Другим важным аспектом в определении подтекста рассказа «Элейн» является бегство главной героини в виртуальный мир кинематографа. В этом Элейн уподобляется своей матери, неспособной предложить своей дочери ничего, кроме похода на очередной киносеанс. Несмотря на то, что люди считают больную девушку недалекой, она целенаправленно выбирает мир голливудских грез, который не отвергает её. В этом Элейн расходится с героинями Достоевского, которые, несмотря на жестокость реального мира, находят способ вписаться в него, спасая своей «кротостью» ближних. Последней точкой в переходе Элейн из реального мира в мир кинематографический становится неудачная попытка девушки найти свою любовь, которая оборачивается изнасилованием и последующим браком с человеком, укравшим ее невинность – билетером кинотеатра Тедди Шмидтом. Матери Элейн все же удается сделать хороший поступок – она избавляет дочь от несостоявшегося замужества и забирает Элейн в более безопасный виртуальный мир фильмов и мультипликации, где мужчины никогда не обижают девушек. На вербальном уровне текста трагедия Элейн неочевидна, но в подтексте мы осознаем, что погружение в виртуальную реальность кинематографа станет для девушки единственным спасением от любых сложностей реального мира.

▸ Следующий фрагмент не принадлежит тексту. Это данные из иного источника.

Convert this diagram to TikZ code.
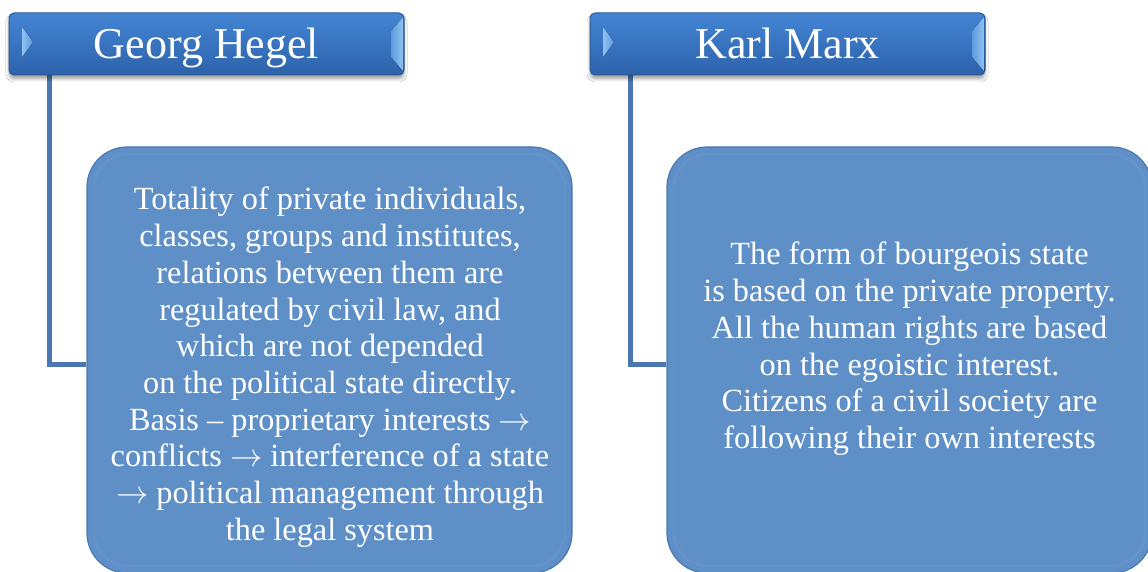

Таким образом, в раннем рассказе «Элейн», опираясь на тип «кроткой» героини Ф.М. Достоевского и чеховский «эффект айсберга», Дж. Д. Сэлинджера разрабатывает один из главных мотивов своего творчества – мотив утраты искреннего и сострадательного восприятия мира.
Особо стоит отметить, образ билетера Тедди Шмидта из «Элейн» соотносится с идей несостоятельности американского коммерческого кинематографа как искусства, что имеет продолжение в романе Сэлинджера «Над пропастью во ржи» в контексте мотива билета в кино, приобретаемого главным героем Холденом Колфилдом. Частотность эпизодов, где Холден идет на просмотр фильма, и билет при этом даже не упоминается, заметно превалирует. Семантика билета в кинотеатр определяется отрицательным отношением героя к творениям Голливуда («Меня раз чуть не сняли для короткометражки, только я в последнюю минуту передумал. Я подумал, что если так ненавидеть кино, как я его ненавижу, так нечего выставляться напоказ…»358).